There are several ways to do this. A simple way is to require objects to implement an initializer method, and have the class invoke this initializer method on each newly-created object. We will adopt the following convention: if no argument is passed with the create message, then we do not call the initializer (and therefore use the default values). If arguments are passed, we invoke the initializer (called initialize) with the arguments:

....
(λ (msg . vals)
  (case msg
    [(create)
     (if (null? vals)
         (make-obj class
                   (make-hash (list (cons 'f init) ...)))
         (let ((object (make-obj class (make-hash))))
           (apply ((cdr (assoc 'initialize methods)) object) vals)
           object))]
    ....)) ....

We can refine the auxiliary function to instantiate classes such that it accepts a variable number of arguments:
(define (new class . init-vals)
    (apply class 'create init-vals))
Let us see if it works as expected:
(define Point
 (CLASS ([field x 0])
        ([method initialize (nx) (-> self x! nx)]
         [method x? () (? x)]
         [method x! (nx) (! x nx)]
         [method move (n) (-> self x! (+ (-> self x?) n))])))
 
(define p (new Point 5))

 

> (-> p move 10)
> (-> p x?)

15

5.6 Anonymous, Local and Nested Classes

We have introduced classes in our extension of Scheme, in such a way that classes are, like objects in our earlier systems, represented as first-class functions. This means therefore that classes in our language are first-class entities, which can, for instance, be passed as parameter (see the definition of the create function above). Other consequences are that our system also supports both anonymous and nested classes. Of course, all this is achieved while respecting the rules of lexical scoping.

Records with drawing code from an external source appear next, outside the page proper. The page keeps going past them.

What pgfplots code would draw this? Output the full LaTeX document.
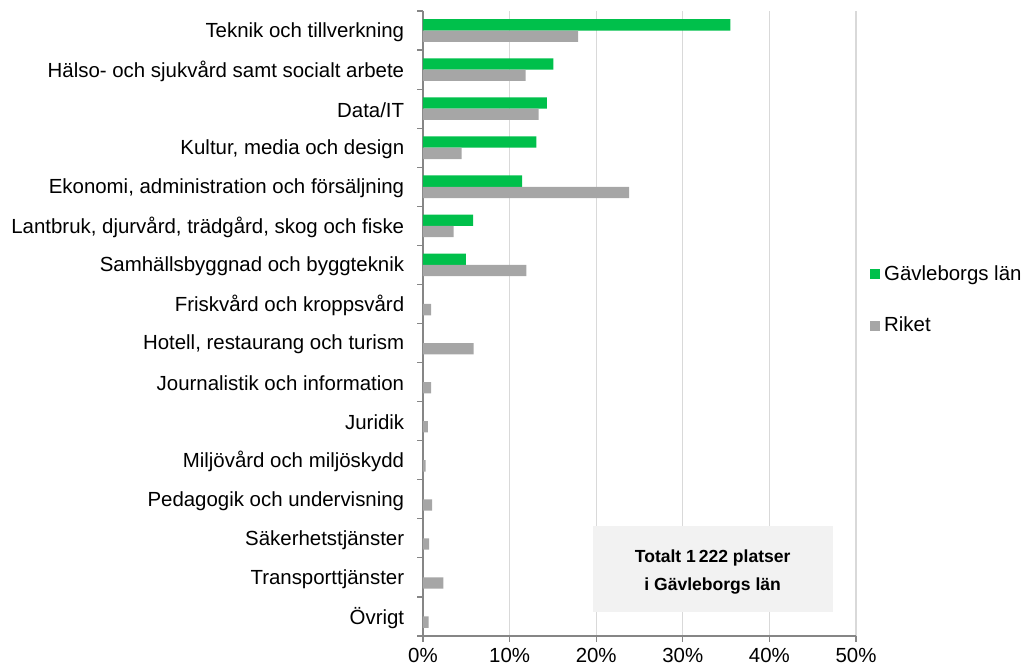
\documentclass[border=0pt]{standalone}
\usepackage{pgfplots}
\pgfplotsset{compat=1.18}
\usepackage{fontspec}
\setmainfont{Liberation Sans}
\definecolor{cgreen}{RGB}{0,192,75}
\definecolor{cgray}{RGB}{166,166,166}
\definecolor{gridc}{RGB}{217,217,217}
\definecolor{axisgray}{RGB}{134,134,134}
\definecolor{boxfill}{RGB}{242,242,242}
\begin{document}
\begin{tikzpicture}
\path[use as bounding box] (-211.5bp,-16bp) rectangle (302bp,318bp);
\begin{axis}[
  at={(0,0)}, anchor=south west, scale only axis,
  width=216.5bp, height=312.5bp,
  font=\fontsize{10.25}{12}\selectfont,
  xbar, bar width=5.65bp,
  xmin=0, xmax=50, ymin=-0.5, ymax=15.5, y dir=reverse,
  xtick={0,10,...,50},
  xticklabel={\pgfmathprintnumber{\tick}\%},
  /pgf/number format/assume math mode=true,
  ytick={-0.5,0.5,...,15.5},
  yticklabels={Teknik och tillverkning,
    Hälso- och sjukvård samt socialt arbete,
    Data/IT,
    {Kultur, media och design},
    {Ekonomi, administration och försäljning},
    {Lantbruk, djurvård, trädgård, skog och fiske},
    Samhällsbyggnad och byggteknik,
    Friskvård och kroppsvård,
    {Hotell, restaurang och turism},
    Journalistik och information,
    Juridik,
    Miljövård och miljöskydd,
    Pedagogik och undervisning,
    Säkerhetstjänster,
    Transporttjänster,
    Övrigt, {}},
  yticklabel style={xshift=-3.1bp, yshift=-10.5bp},
  tick align=outside,
  major tick length=2.8bp,
  tick style={axisgray, line width=0.6bp},
  axis x line*=bottom, axis y line*=left,
  axis line style={axisgray, line width=0.6bp},
  xmajorgrids, ymajorgrids=false, major grid style={gridc, line width=0.6bp},
  legend style={draw=none, fill=none, at={(1.018,0.5376)}, anchor=west,
    row sep=13bp, font=\fontsize{10.25}{12}\selectfont,
    nodes={inner xsep=2bp}},
  legend cell align=left,
]
\addplot[fill=cgreen, draw=none, bar shift=2.83bp,
  legend image code/.code={\fill[cgreen] (0bp,-2.5bp) rectangle (5bp,2.5bp);}]
  coordinates {(35.5,0) (15.05,1) (14.3,2) (13.1,3) (11.45,4) (5.8,5) (4.95,6)};
\addlegendentry{Gävleborgs län}
\addplot[fill=cgray, draw=none, bar shift=-2.83bp,
  legend image code/.code={\fill[cgray] (0bp,-2.5bp) rectangle (5bp,2.5bp);}]
  coordinates {(17.9,0) (11.85,1) (13.35,2) (4.45,3) (23.8,4) (3.55,5) (11.95,6)
  (0.95,7) (5.85,8) (0.95,9) (0.55,10) (0.3,11) (1.05,12) (0.7,13) (2.35,14) (0.65,15)};
\addlegendentry{Riket}
\node[fill=boxfill, minimum width=119.9bp, minimum height=42.9bp] at (axis cs:33.45,13.79) {};
\node[align=center, yshift=-1.5bp,
  font=\bfseries\fontsize{8.8}{14}\selectfont] at (axis cs:33.45,13.79)
  {Totalt 1\,222 platser\\i Gävleborgs län};
\end{axis}
\end{tikzpicture}
\end{document}
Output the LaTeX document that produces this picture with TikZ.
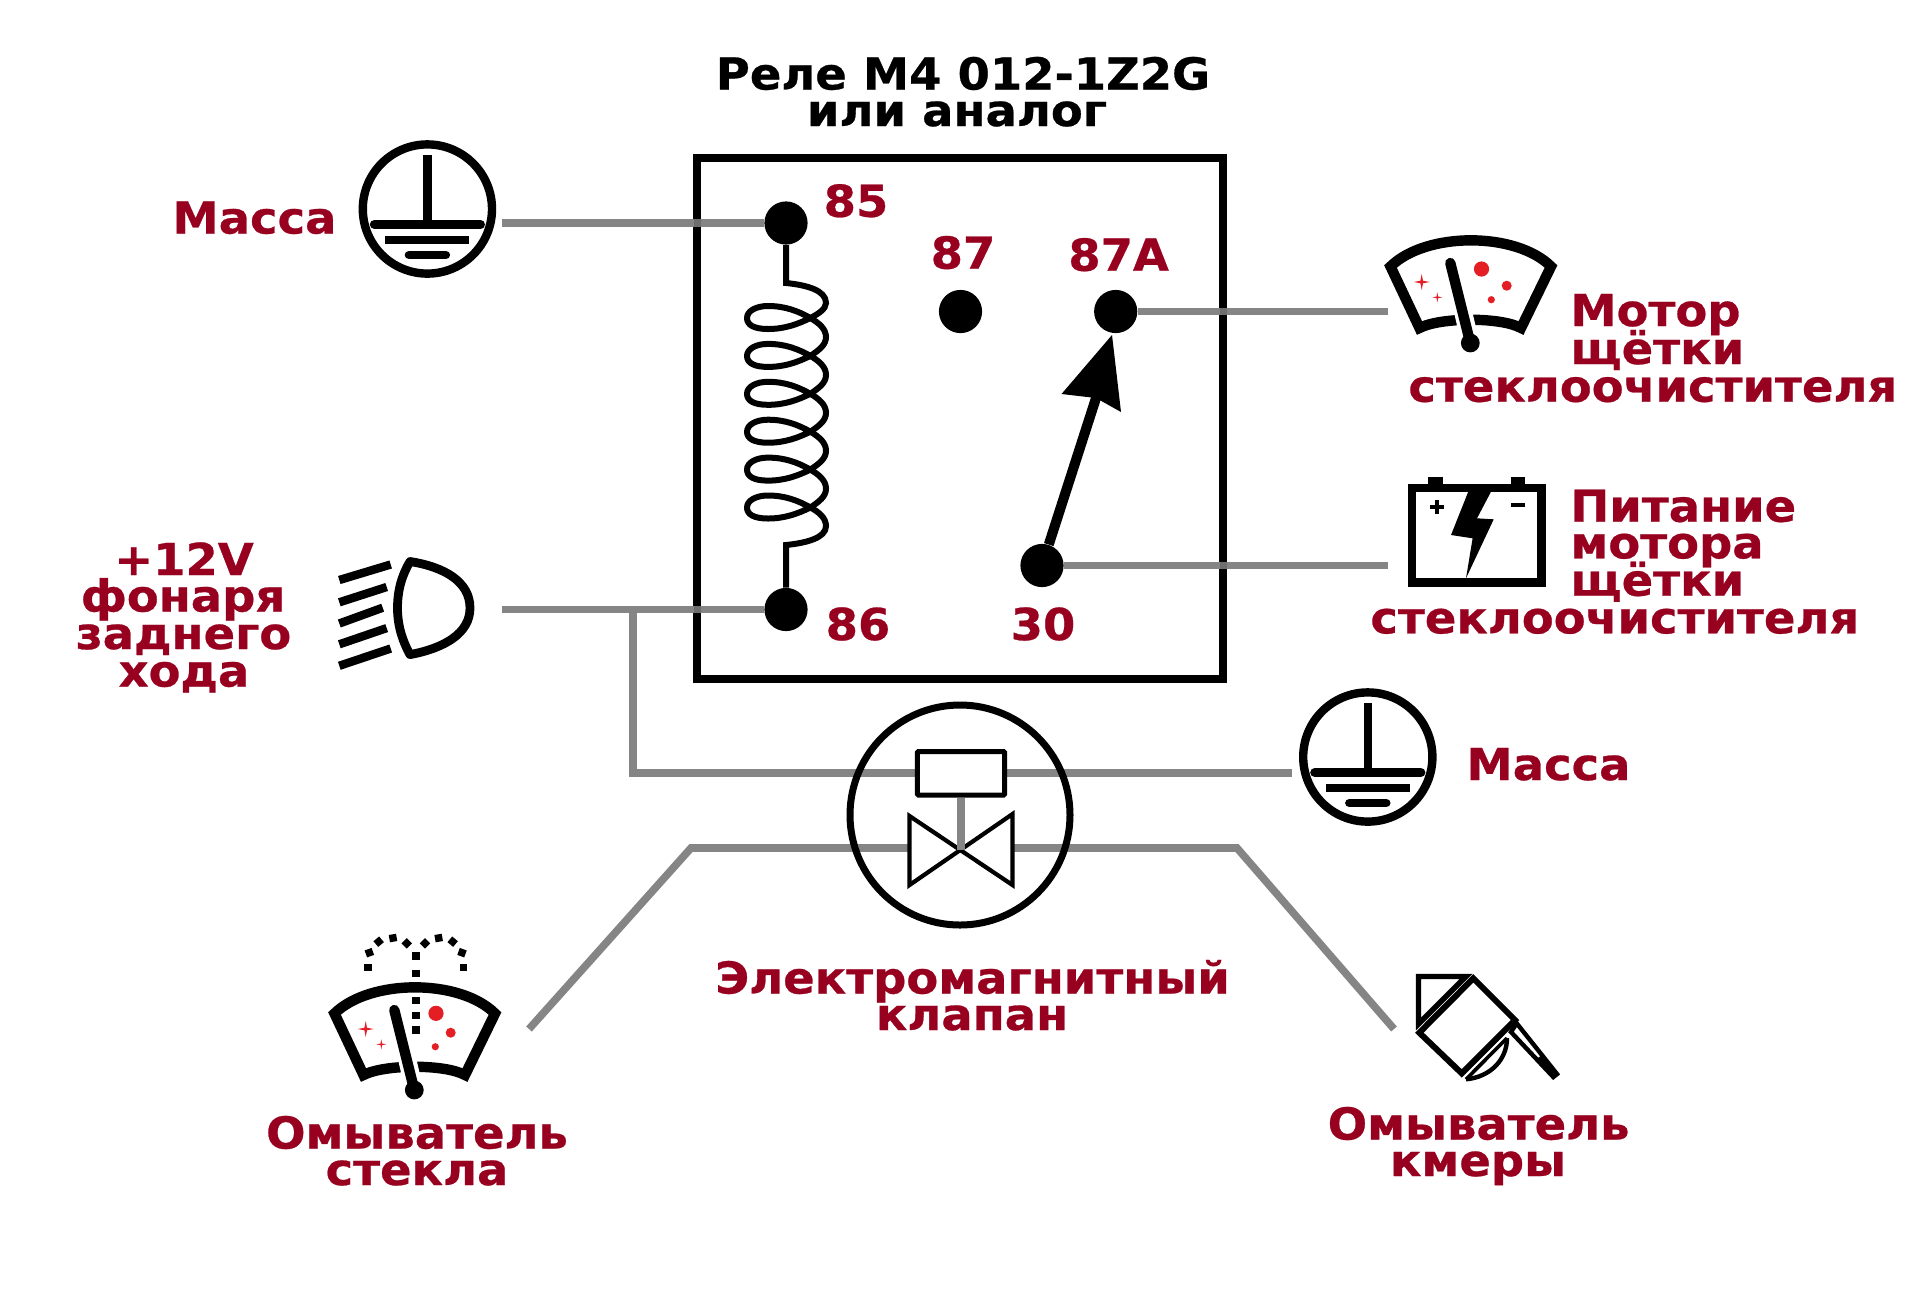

(define (cst-class-factory cst)
 (CLASS () ([method add (n) (+ n cst)]
            [method sub (n) (- n cst)]
            [method mul (n) (* n cst)])))
 
(define Ops10  (cst-class-factory 10))
(define Ops100 (cst-class-factory 100))

 

> (-> (new Ops10) add 10)

20

> (-> (new Ops100) mul 2)

200

We can also introduce classes in a local scope. That is, as opposed to languages where classes are first-order entities that are globally visible, we are able to define classes locally.

(define doubleton
  (let ([the-class (CLASS ([field x 0])
                          ([method initialize (x) (-> self x! x)]
                           [method x? () (? x)]
                           [method x! (new-x) (! x new-x)]))])
    (let ([obj1 (new the-class 1)]
          [obj2 (new the-class 2)])
      (cons obj1 obj2))))

 

> (-> (cdr doubleton) x?)

2

In the above we introduce the-class only for the sake of creating two instances and returning them in a pair. After that point, the class is not accessible anymore. In other words, it is impossible to create more instances of that class. However, of course, the two instances we created still refer to their class, so the objects can be used. Interestingly, once these objects are garbage collected, their class as well can be reclaimed.